The Hebrew leader commented on it though. He was going to let them fight. I hate seeing Black people fight. We are Brothers and Sisters. We don’t need to be fighting each other.
So, one of the Hebrew Leaders was shouting about how Christ died to save our sins. So, I yelled, “You sound like a Christian!” and, “Oh, you’re Christians???”
He was discomfitted for a minute and they ended up leaving. I was still there after they loaded up their car and left or walked off. The Muslim was Still Standing.
So, I ended up giving the food Erykah bought me to this homeless man. That was so hard because I hadn’t eaten all day and it was INDIAN FOOD!!!! But Allah Told Me to give it to him. He offered to give me three dollars, but I just gave it to him. Albeit reluctantly.
So, I needed to go to CVS and there was one right there and I hinted to the low-key Brother, I needed to get something to eat, “Who was going to buy me something to eat???” In my damsel in distress voice.

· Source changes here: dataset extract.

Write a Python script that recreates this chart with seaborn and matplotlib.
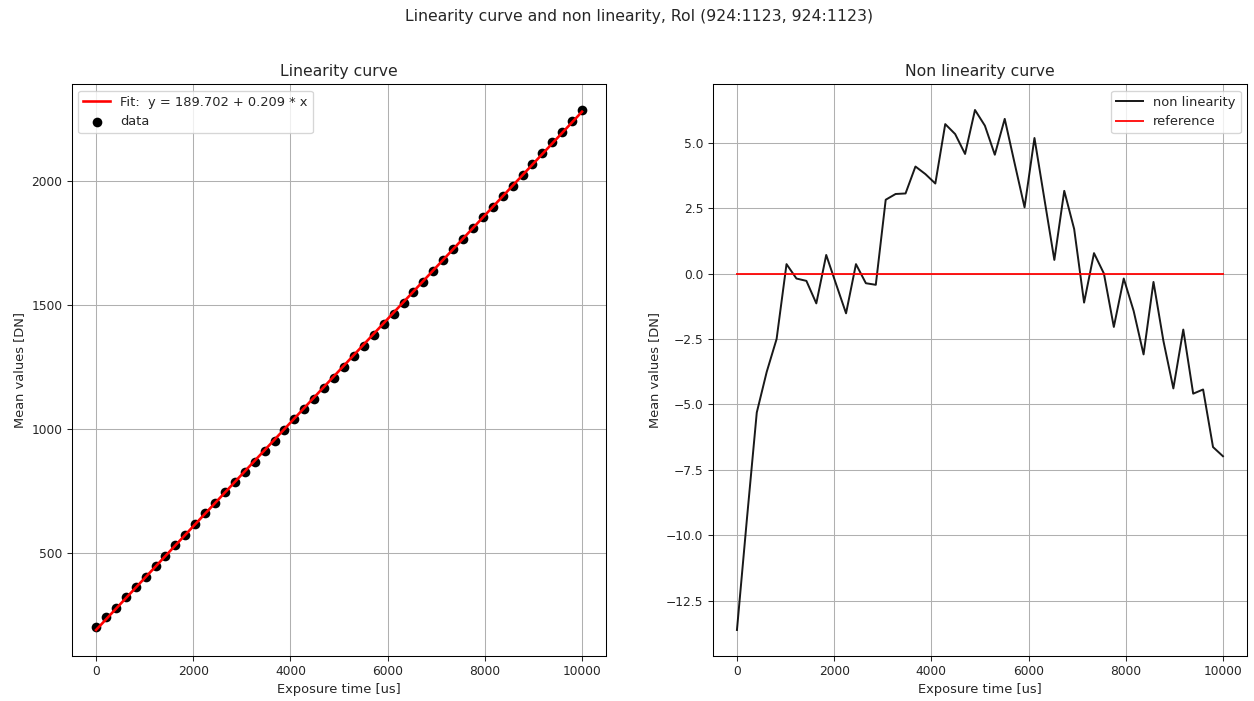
import numpy as np
import matplotlib
matplotlib.use("Agg")
import matplotlib.pyplot as plt
import seaborn as sns

# ---------------- data ----------------
exposure_us = [0, 204, 408, 612, 816, 1020, 1224, 1429, 1633, 1837,
               2041, 2245, 2449, 2653, 2857, 3061, 3265, 3469, 3673, 3878,
               4082, 4286, 4490, 4694, 4898, 5102, 5306, 5510, 5714, 5918,
               6122, 6327, 6531, 6735, 6939, 7143, 7347, 7551, 7755, 7959,
               8163, 8367, 8571, 8776, 8980, 9184, 9388, 9592, 9796, 10000]

mean_values = [203.32, 241.76, 280.32, 321.42, 362.81, 402.61, 445.81, 488.55, 532.07, 572.87,
               616.64, 660.41, 701.18, 744.56, 787.28, 826.68, 869.11, 911.75, 953.37, 996.31,
               1039.32, 1079.71, 1122.74, 1166.15, 1207.13, 1250.38, 1294.14, 1335.43, 1379.78, 1424.11,
               1464.12, 1509.11, 1554.08, 1594.09, 1638.21, 1683.67, 1724.43, 1767.87, 1812.56, 1853.36,
               1897.26, 1941.57, 1981.45, 2026.37, 2070.83, 2111.23, 2156.34, 2198.83, 2243.68, 2286.68]

non_linearity = [-13.62, -9.40, -5.31, -3.76, -2.50, 0.36, -0.19, -0.28, -1.14, 0.71,
                 -0.41, -1.52, 0.36, -0.37, -0.43, 2.82, 3.04, 3.06, 4.09, 3.80,
                 3.44, 5.71, 5.33, 4.57, 6.25, 5.65, 4.54, 5.91, 4.21, 2.53,
                 5.18, 2.84, 0.52, 3.16, 1.70, -1.11, 0.78, 0.00, -2.04, -0.19,
                 -1.43, -3.09, -0.32, -2.58, -4.39, -2.14, -4.59, -4.43, -6.63, -6.98]

fit_intercept = 189.702
fit_slope = 0.209
reference_level = 0.0

fit_label = "Fit:  y = 189.702 + 0.209 * x"
suptitle = "Linearity curve and non linearity, RoI (924:1123, 924:1123)"

# ---------------- plot ----------------
plt.rcParams['font.family'] = ['DejaVu Sans']
plt.rcParams['text.color'] = '#262626'
plt.rcParams['axes.labelcolor'] = '#262626'
plt.rcParams['xtick.color'] = '#262626'
plt.rcParams['ytick.color'] = '#262626'
plt.rcParams['xtick.labelsize'] = 9.4
plt.rcParams['ytick.labelsize'] = 9.4

DPI = 94
fig = plt.figure(figsize=(1254 / DPI, 701 / DPI), dpi=DPI)

ax1 = fig.add_axes([0.0572, 0.0642, 0.4263, 0.816])
ax2 = fig.add_axes([0.5683, 0.0642, 0.4263, 0.816])

x = np.asarray(exposure_us, dtype=float)
fit_line = fit_intercept + fit_slope * x
reference = np.full_like(x, reference_level)

# Linearity curve
sns.scatterplot(x=x, y=mean_values, ax=ax1, color="black", s=55,
                linewidth=0, label="data", zorder=2)
sns.lineplot(x=x, y=fit_line, ax=ax1, color="red", linewidth=2,
             label=fit_label, zorder=3, estimator=None)
ax1.set_title("Linearity curve")
ax1.set_xlabel("Exposure time [us]")
ax1.set_ylabel("Mean values [DN]")
ax1.set_yticks([500, 1000, 1500, 2000])
ax1.grid(True)
h, l = ax1.get_legend_handles_labels()
order = [l.index(fit_label), l.index("data")]
ax1.legend([h[i] for i in order], [l[i] for i in order], loc="upper left")

# Non linearity curve
sns.lineplot(x=x, y=non_linearity, ax=ax2, color="black", linewidth=1.5,
             label="non linearity", estimator=None, alpha=0.9)
sns.lineplot(x=x, y=reference, ax=ax2, color="red", linewidth=1.5,
             label="reference", estimator=None, alpha=0.9)
ax2.set_title("Non linearity curve")
ax2.set_xlabel("Exposure time [us]")
ax2.set_ylabel("Mean values [DN]")
ax2.grid(True)
ax2.legend(loc="upper right")

for ax in (ax1, ax2):
    ax.set_xticks([0, 2000, 4000, 6000, 8000, 10000])
    ax.set_axisbelow(True)

fig.suptitle(suptitle, x=0.5096, y=0.977, va="center", fontsize=12)

fig.savefig("out.png", dpi=DPI)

He said he would, I told him I wanted to eat at the Ritz, but I needed to go to CVS first. So we went to CVS and I haven’t been anywhere with a Brother like that since forever, so I’m just doing my shopping and every female in the store was checking him out. He was the only Blackman there, except for the store manager. Blackwomen were staring at him. White women. Foreign women. All of them. All I could think was Wow! Women are so forward. They have absolutely no respect for relationships. He was clearly with me but they were staring at him like I wasn’t even there. I left enlightened though. It let me know what I can expect when Jamal and I are finally reunited. 😀 ❤ ❤ ❤
So, we leave and walk back toward the Ritz, but he started Googling vegetarian restaurants, so I was like Oh well. I’ll guess I’ll have to take myself. 😉
We went to the same restaurant in Underground Atlanta where I ate yesterday. They have Grilled Salmon. He bought my meal and I felt funny eating with him, but I wasn’t ready to go to the shelter, so I let him lead me to a table and he went to the exact same table I had eaten at yesterday!
We talked and all I could think was, Al Hamdulillah Allah Told Me Who I’m supposed to marry. It’s too hard trying to find common ground. We didn’t agree on anything. I wasn’t about to argue with him, because I’ve been taught to submit, but I have Supreme Wisdom and he found fault with everything I told him.
I’m so thankful, I’m not searching for anything. Not Love. Not Truth. Not Anything. It is Freedom. Allahu Akbar. Thank-you, Low-Key!!!